## GIVEN INFORMATION
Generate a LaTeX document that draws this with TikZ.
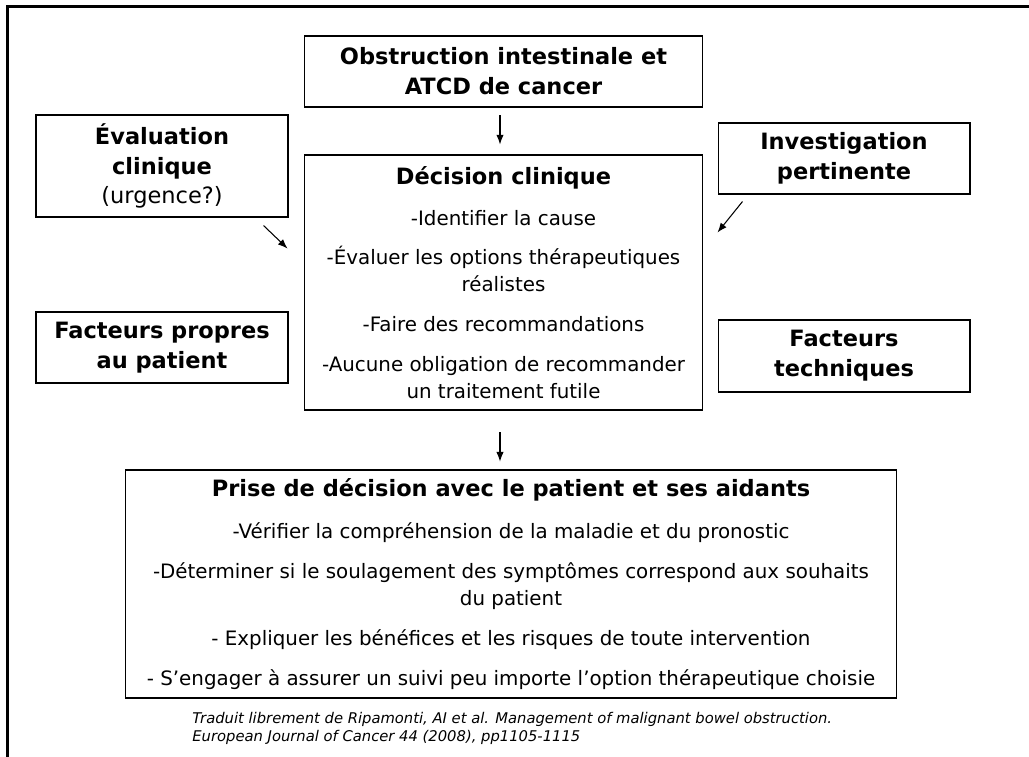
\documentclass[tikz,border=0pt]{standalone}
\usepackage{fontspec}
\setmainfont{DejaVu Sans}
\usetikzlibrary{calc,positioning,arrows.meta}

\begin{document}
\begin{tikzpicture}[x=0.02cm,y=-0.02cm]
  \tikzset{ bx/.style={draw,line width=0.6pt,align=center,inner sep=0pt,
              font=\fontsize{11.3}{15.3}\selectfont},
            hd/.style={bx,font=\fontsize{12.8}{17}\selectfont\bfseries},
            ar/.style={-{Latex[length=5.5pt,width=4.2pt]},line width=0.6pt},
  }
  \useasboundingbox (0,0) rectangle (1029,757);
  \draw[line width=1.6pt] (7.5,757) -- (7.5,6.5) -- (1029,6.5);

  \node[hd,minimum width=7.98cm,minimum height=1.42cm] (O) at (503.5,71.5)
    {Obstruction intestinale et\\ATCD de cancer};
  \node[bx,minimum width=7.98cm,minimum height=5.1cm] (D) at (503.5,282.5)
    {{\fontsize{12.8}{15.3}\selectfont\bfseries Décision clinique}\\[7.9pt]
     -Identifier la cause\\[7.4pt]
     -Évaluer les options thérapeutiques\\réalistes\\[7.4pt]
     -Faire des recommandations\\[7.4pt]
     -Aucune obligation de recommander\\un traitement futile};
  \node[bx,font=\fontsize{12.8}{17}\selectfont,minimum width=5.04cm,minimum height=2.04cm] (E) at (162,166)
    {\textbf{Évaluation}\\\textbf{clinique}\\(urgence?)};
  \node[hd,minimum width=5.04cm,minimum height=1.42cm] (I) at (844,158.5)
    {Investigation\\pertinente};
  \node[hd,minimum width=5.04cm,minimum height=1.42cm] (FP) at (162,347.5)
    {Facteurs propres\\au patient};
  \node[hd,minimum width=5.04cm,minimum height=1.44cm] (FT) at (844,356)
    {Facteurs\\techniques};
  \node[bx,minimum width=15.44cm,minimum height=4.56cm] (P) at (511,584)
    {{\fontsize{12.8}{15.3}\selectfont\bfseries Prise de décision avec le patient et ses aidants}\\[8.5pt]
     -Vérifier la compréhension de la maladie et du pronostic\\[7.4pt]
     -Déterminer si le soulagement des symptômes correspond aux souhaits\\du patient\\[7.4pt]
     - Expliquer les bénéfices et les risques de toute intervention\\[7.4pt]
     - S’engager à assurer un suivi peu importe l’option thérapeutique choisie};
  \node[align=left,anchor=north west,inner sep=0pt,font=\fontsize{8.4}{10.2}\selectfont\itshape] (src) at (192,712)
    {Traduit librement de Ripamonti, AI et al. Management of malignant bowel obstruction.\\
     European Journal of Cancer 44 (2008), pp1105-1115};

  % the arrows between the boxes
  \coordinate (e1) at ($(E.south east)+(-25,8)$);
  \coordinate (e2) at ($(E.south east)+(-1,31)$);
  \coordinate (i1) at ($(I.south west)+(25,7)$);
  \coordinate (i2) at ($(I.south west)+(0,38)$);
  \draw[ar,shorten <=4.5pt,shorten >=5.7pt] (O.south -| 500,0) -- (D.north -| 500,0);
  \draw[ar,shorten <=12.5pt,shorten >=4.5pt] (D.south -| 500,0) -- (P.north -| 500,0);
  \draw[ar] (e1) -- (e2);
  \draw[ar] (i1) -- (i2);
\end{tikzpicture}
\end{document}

## SHORT TASK
Output the data exactly. Pictures don't belong in the result.

## EXERCISE ANSWER
Generate a LaTeX document that draws this with TikZ.
\documentclass[tikz,border=0pt]{standalone}
\usepackage{fontspec}
\setmainfont{DejaVu Sans}
\usetikzlibrary{calc,positioning,arrows.meta}

\begin{document}
\begin{tikzpicture}[x=0.02cm,y=-0.02cm]
  \tikzset{ bx/.style={draw,line width=0.6pt,align=center,inner sep=0pt,
              font=\fontsize{11.3}{15.3}\selectfont},
            hd/.style={bx,font=\fontsize{12.8}{17}\selectfont\bfseries},
            ar/.style={-{Latex[length=5.5pt,width=4.2pt]},line width=0.6pt},
  }
  \useasboundingbox (0,0) rectangle (1029,757);
  \draw[line width=1.6pt] (7.5,757) -- (7.5,6.5) -- (1029,6.5);

  \node[hd,minimum width=7.98cm,minimum height=1.42cm] (O) at (503.5,71.5)
    {Obstruction intestinale et\\ATCD de cancer};
  \node[bx,minimum width=7.98cm,minimum height=5.1cm] (D) at (503.5,282.5)
    {{\fontsize{12.8}{15.3}\selectfont\bfseries Décision clinique}\\[7.9pt]
     -Identifier la cause\\[7.4pt]
     -Évaluer les options thérapeutiques\\réalistes\\[7.4pt]
     -Faire des recommandations\\[7.4pt]
     -Aucune obligation de recommander\\un traitement futile};
  \node[bx,font=\fontsize{12.8}{17}\selectfont,minimum width=5.04cm,minimum height=2.04cm] (E) at (162,166)
    {\textbf{Évaluation}\\\textbf{clinique}\\(urgence?)};
  \node[hd,minimum width=5.04cm,minimum height=1.42cm] (I) at (844,158.5)
    {Investigation\\pertinente};
  \node[hd,minimum width=5.04cm,minimum height=1.42cm] (FP) at (162,347.5)
    {Facteurs propres\\au patient};
  \node[hd,minimum width=5.04cm,minimum height=1.44cm] (FT) at (844,356)
    {Facteurs\\techniques};
  \node[bx,minimum width=15.44cm,minimum height=4.56cm] (P) at (511,584)
    {{\fontsize{12.8}{15.3}\selectfont\bfseries Prise de décision avec le patient et ses aidants}\\[8.5pt]
     -Vérifier la compréhension de la maladie et du pronostic\\[7.4pt]
     -Déterminer si le soulagement des symptômes correspond aux souhaits\\du patient\\[7.4pt]
     - Expliquer les bénéfices et les risques de toute intervention\\[7.4pt]
     - S’engager à assurer un suivi peu importe l’option thérapeutique choisie};
  \node[align=left,anchor=north west,inner sep=0pt,font=\fontsize{8.4}{10.2}\selectfont\itshape] (src) at (192,712)
    {Traduit librement de Ripamonti, AI et al. Management of malignant bowel obstruction.\\
     European Journal of Cancer 44 (2008), pp1105-1115};

  % the arrows between the boxes
  \coordinate (e1) at ($(E.south east)+(-25,8)$);
  \coordinate (e2) at ($(E.south east)+(-1,31)$);
  \coordinate (i1) at ($(I.south west)+(25,7)$);
  \coordinate (i2) at ($(I.south west)+(0,38)$);
  \draw[ar,shorten <=4.5pt,shorten >=5.7pt] (O.south -| 500,0) -- (D.north -| 500,0);
  \draw[ar,shorten <=12.5pt,shorten >=4.5pt] (D.south -| 500,0) -- (P.north -| 500,0);
  \draw[ar] (e1) -- (e2);
  \draw[ar] (i1) -- (i2);
\end{tikzpicture}
\end{document}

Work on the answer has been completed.